No entanto, a crença na necessidade de justificar o costume, de depurá-lo racionalmente prosseguiu. A metafísica substitui-se às crenças tradicionais. A Filosofia, em grande parte da história ocidental consistiu na tentativa de conciliar os dois sistemas de crenças. Para isto, sua segunda característica: a tentativa de prova racional, de explicação racional a algo que não possui racionalidade intrínseca, o que se havia de conseguir mediante a lógica formal. 

Esta busca a prendeu longamente a exibição de terminologias, a lógicas conflitantes e a devoções fictícias a formas exteriores de demonstração: um apego ao sistema. 

Por tudo isto, as filosofias clássicas apresentaram a divisão da realidade em dois reinos. O mais elevado mundo metafísico, das crenças populares; e o mundo empírico da ação cotidiana. Para demonstrar esta realidade, a filosofia arrogou possuir órgão de conhecimento especial e superior ao da ciência. 

Mesmo os negadores da possibilidade de conhecimento da realidade transcendente não tiveram a coragem de negar que, se tal realidade existisse, deveria ser estudada com primazia.
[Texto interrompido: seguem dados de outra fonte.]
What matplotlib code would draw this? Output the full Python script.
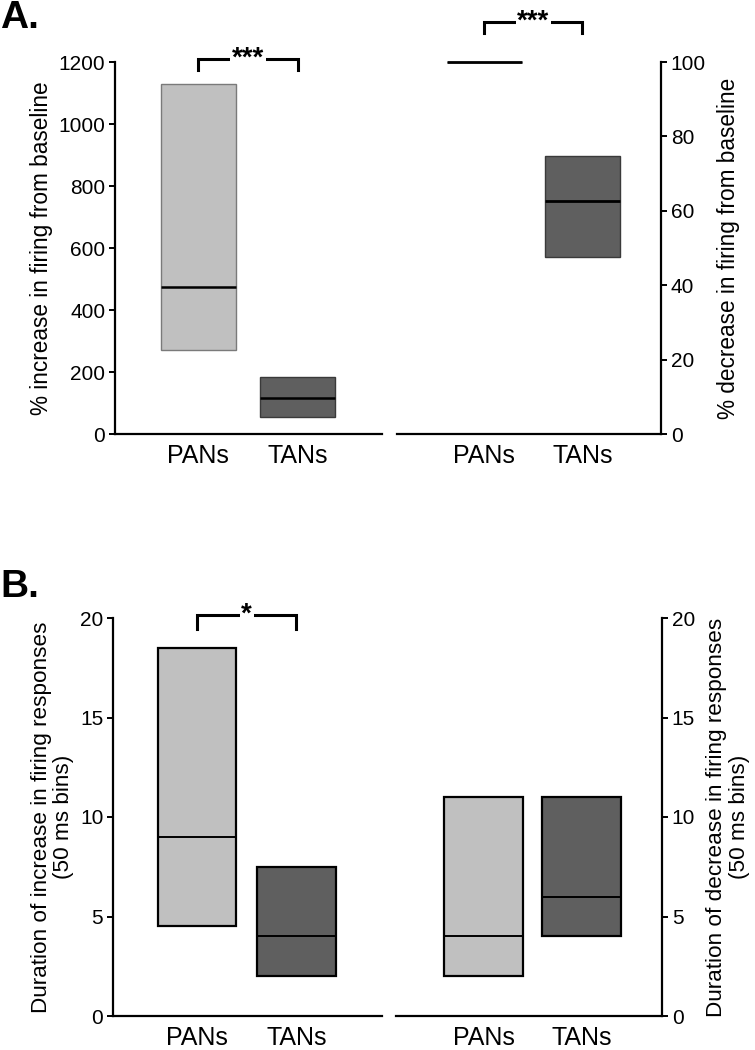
import matplotlib
matplotlib.use("Agg")
import matplotlib.pyplot as plt

plt.rcParams["font.family"] = ["Liberation Sans", "DejaVu Sans"]

groups = ["PANs", "TANs"]
colors = ["#c0c0c0", "#5f5f5f"]

# A: % change in firing (q1, median, q3)
inc_q1 = [270, 55]
inc_med = [473, 117]
inc_q3 = [1128, 185]
dec_q1 = [100, 47.5]
dec_med = [100, 62.7]
dec_q3 = [100, 74.7]

# B: response duration in 50 ms bins
dinc_q1 = [4.5, 2.0]
dinc_med = [9.0, 4.0]
dinc_q3 = [18.5, 7.5]
ddec_q1 = [2.0, 4.0]
ddec_med = [4.0, 6.0]
ddec_q3 = [11.0, 11.0]

W, H = 755, 1050
fig = plt.figure(figsize=(W / 100, H / 100), dpi=100)


def px_axes(x0, x1, y0, y1):
    return fig.add_axes([x0 / W, 1 - y1 / H, (x1 - x0) / W, (y1 - y0) / H])


def boxes(ax, q1, med, q3, width, edge, lw, mlw):
    x = [1, 2]
    for i in range(2):
        ax.bar(x[i], q3[i] - q1[i], bottom=q1[i], width=width, color=colors[i],
               edgecolor=edge[i], linewidth=lw, zorder=2)
        ax.plot([x[i] - width / 2, x[i] + width / 2], [med[i], med[i]], color="black",
                lw=mlw, zorder=3, clip_on=False, solid_capstyle="butt")


def style(ax, side, ylim, yticks, xlim):
    ax.set_xlim(*xlim)
    ax.set_ylim(*ylim)
    ax.set_yticks(yticks)
    ax.set_xticks([1, 2])
    ax.set_xticklabels(groups, fontsize=18)
    for s in ["top", "left", "right"]:
        ax.spines[s].set_visible(False)
    ax.spines[side].set_visible(True)
    for s in ["bottom", side]:
        ax.spines[s].set_linewidth(1.6)
    ax.tick_params(axis="x", length=0, pad=7)
    ax.tick_params(axis="y", labelsize=15, width=1.4, length=4, pad=3)
    if side == "right":
        ax.yaxis.tick_right()
        ax.yaxis.set_label_position("right")


def bracket(ax, x0, x1, ytop, ybot, label, fs):
    ax.plot([x0, x0, x1, x1], [ybot, ytop, ytop, ybot], color="black", lw=2.2,
            clip_on=False, solid_joinstyle="miter", zorder=4)
    ax.text((x0 + x1) / 2, ytop, label, ha="center", va="center", fontsize=fs,
            fontweight="bold", zorder=5,
            bbox=dict(facecolor="white", edgecolor="none", pad=1.0))


# ---- A ----
axA1 = px_axes(115, 382, 62, 434)
boxes(axA1, inc_q1, inc_med, inc_q3, 0.75, ["#7a7a7a", "#3a3a3a"], 1.0, 1.8)
style(axA1, "left", (0, 1200), range(0, 1201, 200), (0.16, 2.85))
axA1.set_ylabel("% increase in firing from baseline", fontsize=16.3, labelpad=4)
bracket(axA1, 1, 2, 1210, 1173, "***", 20)

axA2 = px_axes(397, 661, 62, 434)
boxes(axA2, dec_q1, dec_med, dec_q3, 0.77, ["#7a7a7a", "#3a3a3a"], 1.0, 2.0)
style(axA2, "right", (0, 100), range(0, 101, 20), (0.11, 2.8))
axA2.set_ylabel("% decrease in firing from baseline", fontsize=16.3, labelpad=8)
bracket(axA2, 1, 2, 110.8, 107.8, "***", 20)

# ---- B ----
axB1 = px_axes(113, 382, 618, 1016)
boxes(axB1, dinc_q1, dinc_med, dinc_q3, 0.79, ["black", "black"], 1.6, 1.4)
style(axB1, "left", (0, 20), range(0, 21, 5), (0.155, 2.86))
axB1.set_ylabel("Duration of increase in firing responses\n(50 ms bins)",
                fontsize=16.2, labelpad=4, linespacing=1.1)
bracket(axB1, 1, 2, 20.15, 19.45, "*", 20)

axB2 = px_axes(396, 662, 618, 1016)
boxes(axB2, ddec_q1, ddec_med, ddec_q3, 0.8, ["black", "black"], 1.6, 1.4)
style(axB2, "right", (0, 20), range(0, 21, 5), (0.107, 2.82))
axB2.set_ylabel("Duration of decrease in firing responses\n(50 ms bins)",
                fontsize=16.2, labelpad=8, linespacing=1.1)

fig.text(0.0, 1 - 28 / H, "A.", fontsize=28, fontweight="bold", ha="left", va="baseline")
fig.text(0.0, 1 - 597 / H, "B.", fontsize=28, fontweight="bold", ha="left", va="baseline")

fig.savefig("out.png", dpi=100)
Apenas negavam a possibilidade de conhecê-la na situação das coisas como são. 

A nova filosofia, porém, cumpriria este papel para Dewey. Em vez de disputas sobre a natureza do real, confrontos sobre propósitos e aspirações sociais. Da tentativa vã de transcender a experiência, o anelo de melhor compreendê-la. De contemplações especulativas e impessoais sobre coisas em si, a sugestões de pensadores sobre como gostariam que a vida fosse. 
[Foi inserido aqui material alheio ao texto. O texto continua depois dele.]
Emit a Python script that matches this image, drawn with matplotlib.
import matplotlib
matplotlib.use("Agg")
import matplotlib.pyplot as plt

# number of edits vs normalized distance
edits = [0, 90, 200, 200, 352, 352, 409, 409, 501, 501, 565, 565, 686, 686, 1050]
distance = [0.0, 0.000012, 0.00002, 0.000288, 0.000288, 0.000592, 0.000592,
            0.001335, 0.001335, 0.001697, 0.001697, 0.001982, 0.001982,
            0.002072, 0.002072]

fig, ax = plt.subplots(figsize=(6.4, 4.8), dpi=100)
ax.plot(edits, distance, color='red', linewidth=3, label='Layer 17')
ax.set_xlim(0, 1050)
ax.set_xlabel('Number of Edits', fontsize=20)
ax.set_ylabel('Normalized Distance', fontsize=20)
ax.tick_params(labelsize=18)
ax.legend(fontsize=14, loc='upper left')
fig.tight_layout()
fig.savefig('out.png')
Com este esboço de análise genética, Dewey apresenta uma "fenomenologia da consciência humana", em perspectiva semelhante à de Hegel, mas com inflexão absolutamente diversa. Enquanto a consciência em Hegel ascende ao nível do Saber Absoluto, a consciência filosófica para Dewey, após o inicial apego formalista à tradição, desperta para a necessidade de reconectar estas crenças com a realidade, iluminando as forças morais da humanidade em torno de um projeto consciente de um futuro organizado solidariamente. Não um Saber, mas uma Práxis. Não absoluto, mas histórico e, pois, infinitamente perfectível.